Take the material below and retype it in full; pictures are left out.
★ ★ ★ ★
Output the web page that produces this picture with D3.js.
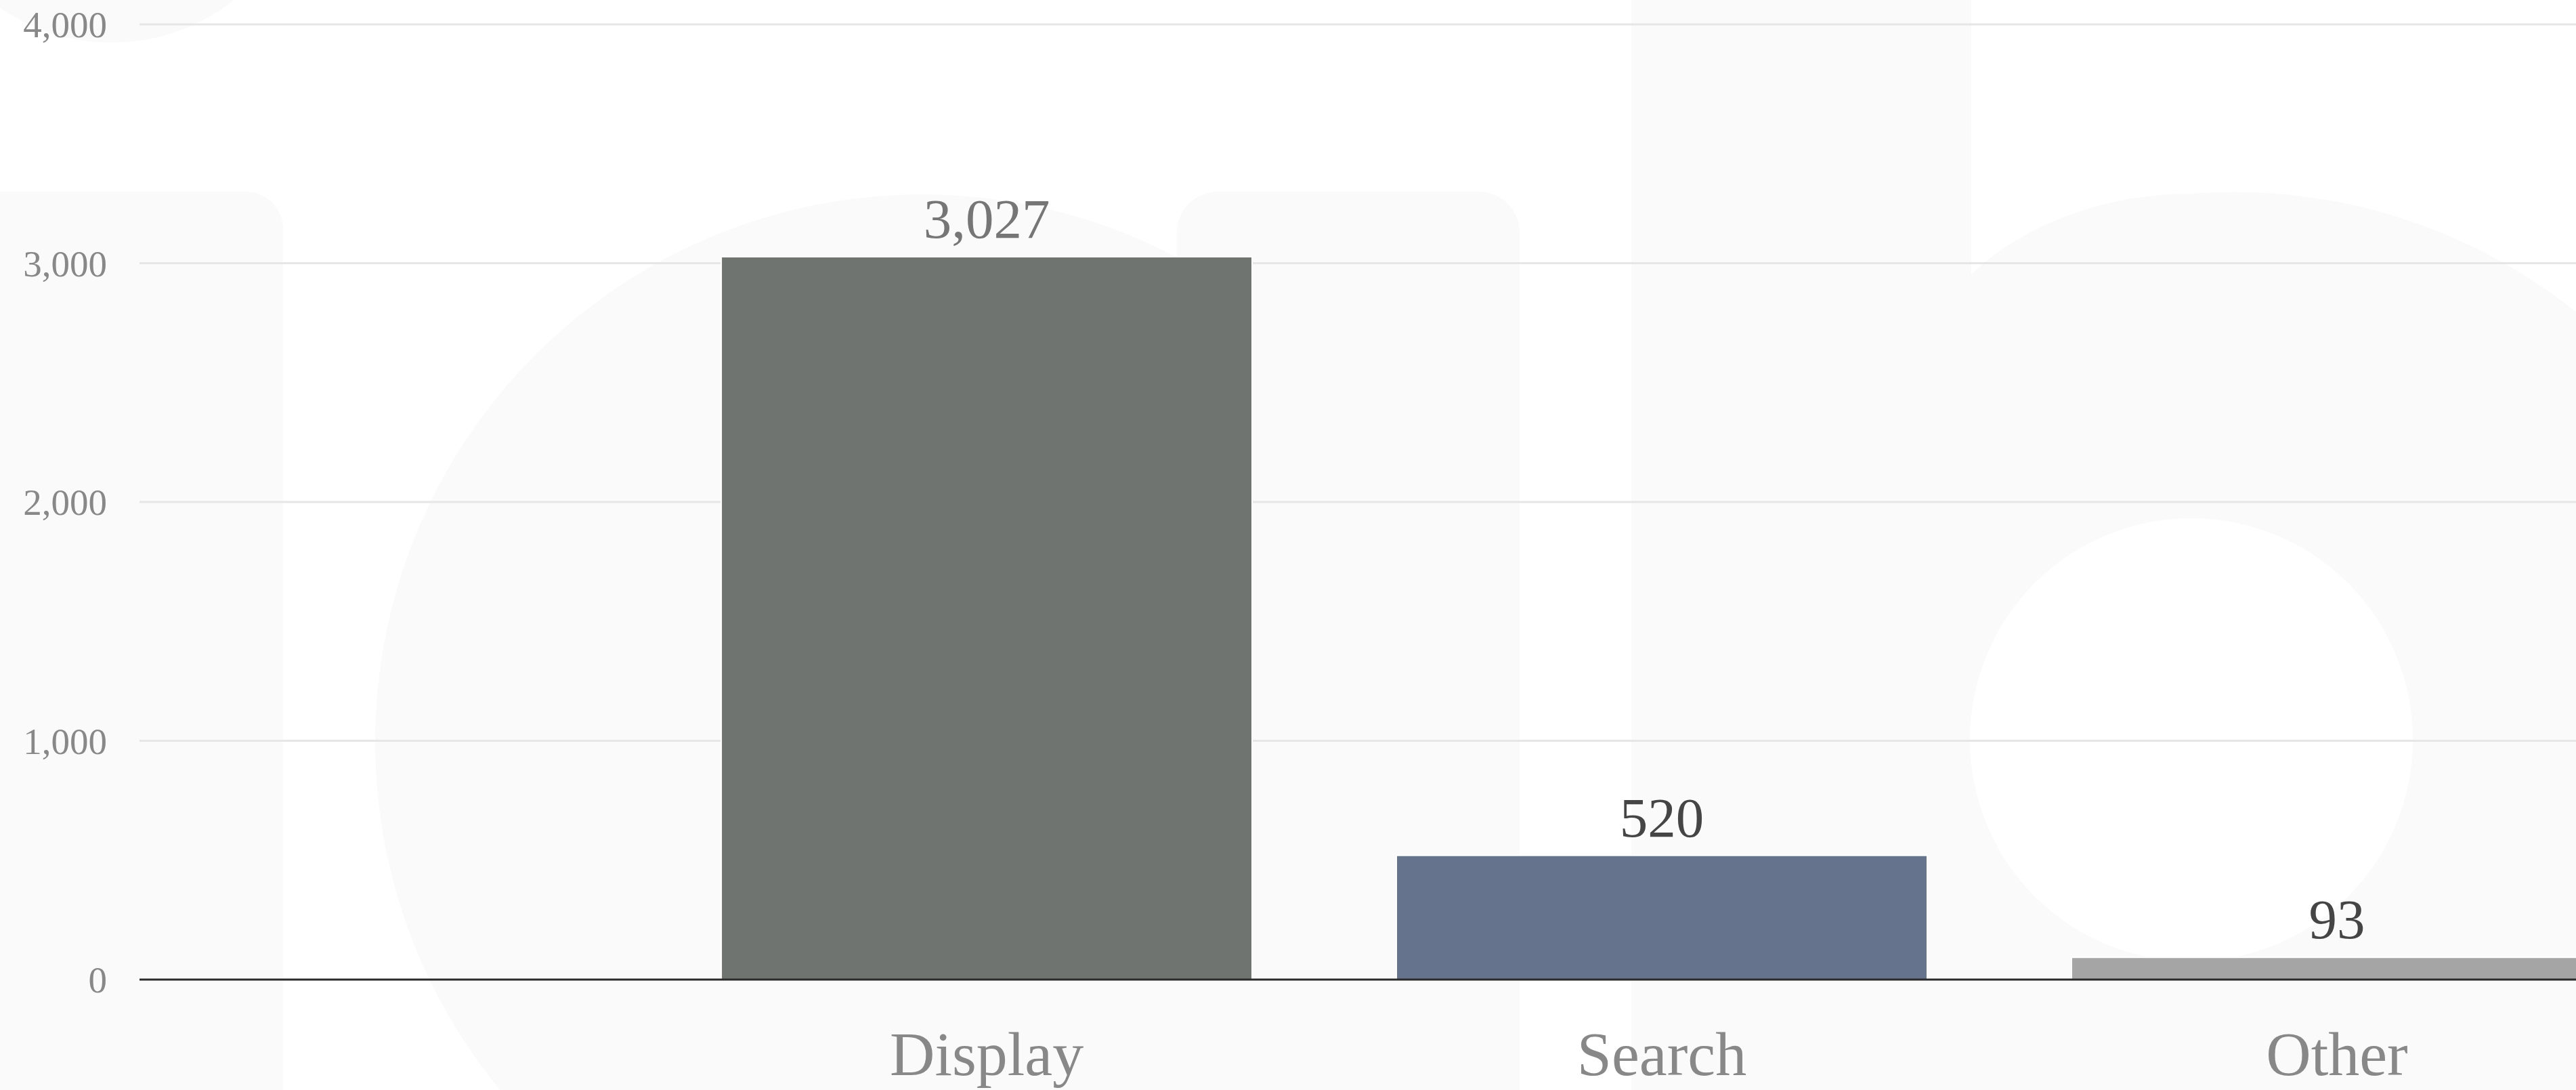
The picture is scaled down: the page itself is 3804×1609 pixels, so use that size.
<!DOCTYPE html>
<html>
<head>
<meta charset="utf-8">
<script src="https://cdn.jsdelivr.net/npm/d3@7"></script>
<style>
  html, body { margin: 0; padding: 0; background: #ffffff; }
  svg { display: block; }
  text { font-family: "Liberation Serif", "DejaVu Serif", serif; }
</style>
</head>
<body>
<svg id="chart" width="3804" height="1609"></svg>
<script>
// Ad revenue by format
const categories = ["Display", "Search", "Other"];
const values = [3027, 520, 93];
const barColors = ["#6f7471", "#66738c", "#a5a5a5"];
const valueLabelColors = ["#767676", "#454545", "#454545"];
const yTicks = [0, 1000, 2000, 3000, 4000];

const W = 3804, H = 1609;
const svg = d3.select("#chart");

// Faint logo watermark behind the plot
const wm = svg.append("g").attr("fill", "#fafafa");
wm.append("circle").attr("cx", 165).attr("cy", -227).attr("r", 290);           // i dot
wm.append("rect").attr("x", -85).attr("y", 283).attr("width", 503).attr("height", 1500).attr("rx", 55); // i stem
wm.append("circle").attr("cx", 1362).attr("cy", 1095).attr("r", 808);          // a bowl
wm.append("rect").attr("x", 1738).attr("y", 283).attr("width", 506).attr("height", 1500).attr("rx", 60); // a stem
wm.append("rect").attr("x", 2409).attr("y", -200).attr("width", 502).attr("height", 2000).attr("rx", 55); // b stem
wm.append("path")                                                               // b bowl
  .attr("d", "M2911,405 C2990,330 3110,286 3236,286 A808,808 0 1 1 2911,1800 Z");
svg.append("circle")                                                            // b counter
  .attr("cx", 3236).attr("cy", 1092).attr("r", 327).attr("fill", "#ffffff");

// Scales
const plotLeft = 206;
const y = d3.scaleLinear().domain([0, 4000]).range([1446, 36]);
const x = d3.scaleBand()
  .domain(categories)
  .range([958.5, 3949.5])
  .paddingInner(0.2137)
  .paddingOuter(0.1069);

// Gridlines
svg.append("g")
  .selectAll("line")
  .data(yTicks.filter(d => d > 0))
  .join("line")
  .attr("x1", plotLeft).attr("x2", W)
  .attr("y1", d => y(d)).attr("y2", d => y(d))
  .attr("stroke", "#e6e6e6")
  .attr("stroke-width", 3);

// Y axis labels
const yAxis = d3.axisLeft(y)
  .tickValues(yTicks)
  .tickFormat(d3.format(","))
  .tickSize(0)
  .tickPadding(0);
const yG = svg.append("g").attr("transform", "translate(158,0)").call(yAxis);
yG.select(".domain").remove();
yG.selectAll("text")
  .attr("fill", "#888888")
  .attr("font-size", 55)
  .attr("dy", "0.34em")
  .style("font-family", "'Liberation Serif', serif");

// Bars
svg.append("g")
  .selectAll("rect")
  .data(categories)
  .join("rect")
  .attr("x", d => x(d))
  .attr("y", (d, i) => y(values[i]))
  .attr("width", x.bandwidth())
  .attr("height", (d, i) => y(0) - y(values[i]))
  .attr("fill", (d, i) => barColors[i])
  .attr("stroke", "#ffffff")
  .attr("stroke-width", 2);

// Baseline
svg.append("line")
  .attr("x1", plotLeft).attr("x2", W)
  .attr("y1", y(0)).attr("y2", y(0))
  .attr("stroke", "#2b2b2b")
  .attr("stroke-width", 3);

// Value labels
svg.append("g")
  .selectAll("text")
  .data(categories)
  .join("text")
  .attr("x", d => x(d) + x.bandwidth() / 2)
  .attr("y", (d, i) => y(values[i]) - 28)
  .attr("text-anchor", "middle")
  .attr("font-size", 83)
  .attr("fill", (d, i) => valueLabelColors[i])
  .text((d, i) => d3.format(",")(values[i]));

// Category axis
const xAxis = d3.axisBottom(x).tickSize(0).tickPadding(0);
const xG = svg.append("g").attr("transform", `translate(0,${y(0)})`).call(xAxis);
xG.select(".domain").remove();
xG.selectAll("text")
  .attr("y", 141)
  .attr("dy", 0)
  .attr("fill", "#888888")
  .attr("font-size", 92)
  .style("font-family", "'Liberation Serif', serif");
</script>
</body>
</html>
★ ★ ★ ★
### Exercise response
Output the web page that produces this picture with D3.js.
The picture is scaled down: the page itself is 3804×1609 pixels, so use that size.
<!DOCTYPE html>
<html>
<head>
<meta charset="utf-8">
<script src="https://cdn.jsdelivr.net/npm/d3@7"></script>
<style>
  html, body { margin: 0; padding: 0; background: #ffffff; }
  svg { display: block; }
  text { font-family: "Liberation Serif", "DejaVu Serif", serif; }
</style>
</head>
<body>
<svg id="chart" width="3804" height="1609"></svg>
<script>
// Ad revenue by format
const categories = ["Display", "Search", "Other"];
const values = [3027, 520, 93];
const barColors = ["#6f7471", "#66738c", "#a5a5a5"];
const valueLabelColors = ["#767676", "#454545", "#454545"];
const yTicks = [0, 1000, 2000, 3000, 4000];

const W = 3804, H = 1609;
const svg = d3.select("#chart");

// Faint logo watermark behind the plot
const wm = svg.append("g").attr("fill", "#fafafa");
wm.append("circle").attr("cx", 165).attr("cy", -227).attr("r", 290);           // i dot
wm.append("rect").attr("x", -85).attr("y", 283).attr("width", 503).attr("height", 1500).attr("rx", 55); // i stem
wm.append("circle").attr("cx", 1362).attr("cy", 1095).attr("r", 808);          // a bowl
wm.append("rect").attr("x", 1738).attr("y", 283).attr("width", 506).attr("height", 1500).attr("rx", 60); // a stem
wm.append("rect").attr("x", 2409).attr("y", -200).attr("width", 502).attr("height", 2000).attr("rx", 55); // b stem
wm.append("path")                                                               // b bowl
  .attr("d", "M2911,405 C2990,330 3110,286 3236,286 A808,808 0 1 1 2911,1800 Z");
svg.append("circle")                                                            // b counter
  .attr("cx", 3236).attr("cy", 1092).attr("r", 327).attr("fill", "#ffffff");

// Scales
const plotLeft = 206;
const y = d3.scaleLinear().domain([0, 4000]).range([1446, 36]);
const x = d3.scaleBand()
  .domain(categories)
  .range([958.5, 3949.5])
  .paddingInner(0.2137)
  .paddingOuter(0.1069);

// Gridlines
svg.append("g")
  .selectAll("line")
  .data(yTicks.filter(d => d > 0))
  .join("line")
  .attr("x1", plotLeft).attr("x2", W)
  .attr("y1", d => y(d)).attr("y2", d => y(d))
  .attr("stroke", "#e6e6e6")
  .attr("stroke-width", 3);

// Y axis labels
const yAxis = d3.axisLeft(y)
  .tickValues(yTicks)
  .tickFormat(d3.format(","))
  .tickSize(0)
  .tickPadding(0);
const yG = svg.append("g").attr("transform", "translate(158,0)").call(yAxis);
yG.select(".domain").remove();
yG.selectAll("text")
  .attr("fill", "#888888")
  .attr("font-size", 55)
  .attr("dy", "0.34em")
  .style("font-family", "'Liberation Serif', serif");

// Bars
svg.append("g")
  .selectAll("rect")
  .data(categories)
  .join("rect")
  .attr("x", d => x(d))
  .attr("y", (d, i) => y(values[i]))
  .attr("width", x.bandwidth())
  .attr("height", (d, i) => y(0) - y(values[i]))
  .attr("fill", (d, i) => barColors[i])
  .attr("stroke", "#ffffff")
  .attr("stroke-width", 2);

// Baseline
svg.append("line")
  .attr("x1", plotLeft).attr("x2", W)
  .attr("y1", y(0)).attr("y2", y(0))
  .attr("stroke", "#2b2b2b")
  .attr("stroke-width", 3);

// Value labels
svg.append("g")
  .selectAll("text")
  .data(categories)
  .join("text")
  .attr("x", d => x(d) + x.bandwidth() / 2)
  .attr("y", (d, i) => y(values[i]) - 28)
  .attr("text-anchor", "middle")
  .attr("font-size", 83)
  .attr("fill", (d, i) => valueLabelColors[i])
  .text((d, i) => d3.format(",")(values[i]));

// Category axis
const xAxis = d3.axisBottom(x).tickSize(0).tickPadding(0);
const xG = svg.append("g").attr("transform", `translate(0,${y(0)})`).call(xAxis);
xG.select(".domain").remove();
xG.selectAll("text")
  .attr("y", 141)
  .attr("dy", 0)
  .attr("fill", "#888888")
  .attr("font-size", 92)
  .style("font-family", "'Liberation Serif', serif");
</script>
</body>
</html>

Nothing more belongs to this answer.